Refrigeration dominates:
Refrigeration–based cooling systems come in a number of formats, the main examples are:
DX CRACS – where there is a DX (direct expansion) compressor and heat exchanger inside a CRAC (computer room air conditioning) unit within the data centre hall. Pipework containing a refrigerant connects the CRAC to a fan-assisted condenser unit outside. The refrigerator unit inside the CRAC extracts the heat from the data centre hot air and then transports the hot refrigerant to the condenser where the heat is expelled into the atmosphere.
Chilled-Water systems, where a refrigeration unit generally sits outside the data centre. This uses the standard compressor, evaporator and condenser-plus-fans model of refrigeration. However, it requires an additional heat exchanger to chill a water circuit that transports low temperature water to either a data-hall CRAH unit (computer room air handling) or to in-rack solutions like rear door coolers (where another heat exchanger with fans extract the heat from the data hall air).
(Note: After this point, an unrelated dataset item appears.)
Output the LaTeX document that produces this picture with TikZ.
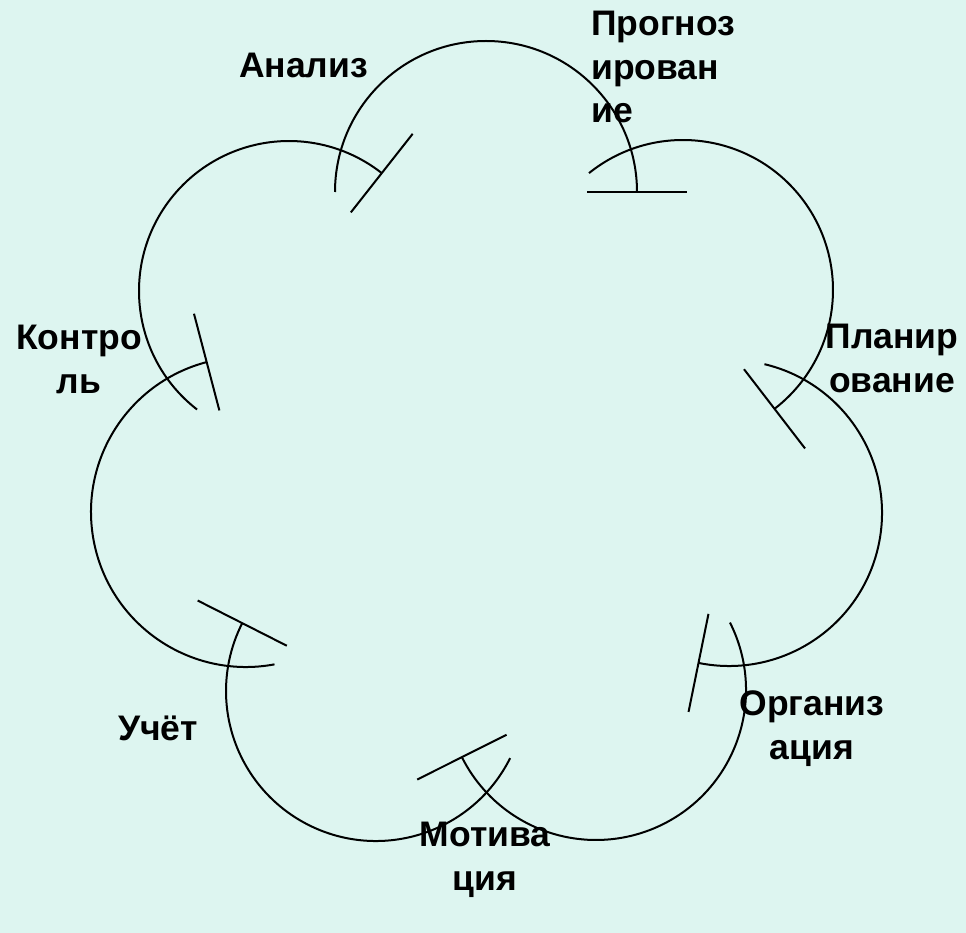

A legacy chilled water refrigeration system can use up to 100 per cent of the IT load – that’s 100kW of cooling power per 100kW of IT load!
Modern refrigeration systems have benefited significantly from variable-speed fans and consume somewhat less.
Refrigeration with free cooling:
A lot of manufacturers have realised, righty, that there are a large number of days each year, in temperate countries, where the outside air is theoretically low enough to cool the data centre without the refrigeration system being used – and hence save significant power and energy cost.
The trouble with this idea is however two-fold: Firstly, you still need to power internal and external fans and pumps.
Secondly, in ‘free cooling’ mode a system designed for refrigeration is fairly inefficient. As a result, ‘free cooling days’ are not those with temperatures up to 18-20C, the inlet temperature to the air cooler unit would in theory need to be below 14C.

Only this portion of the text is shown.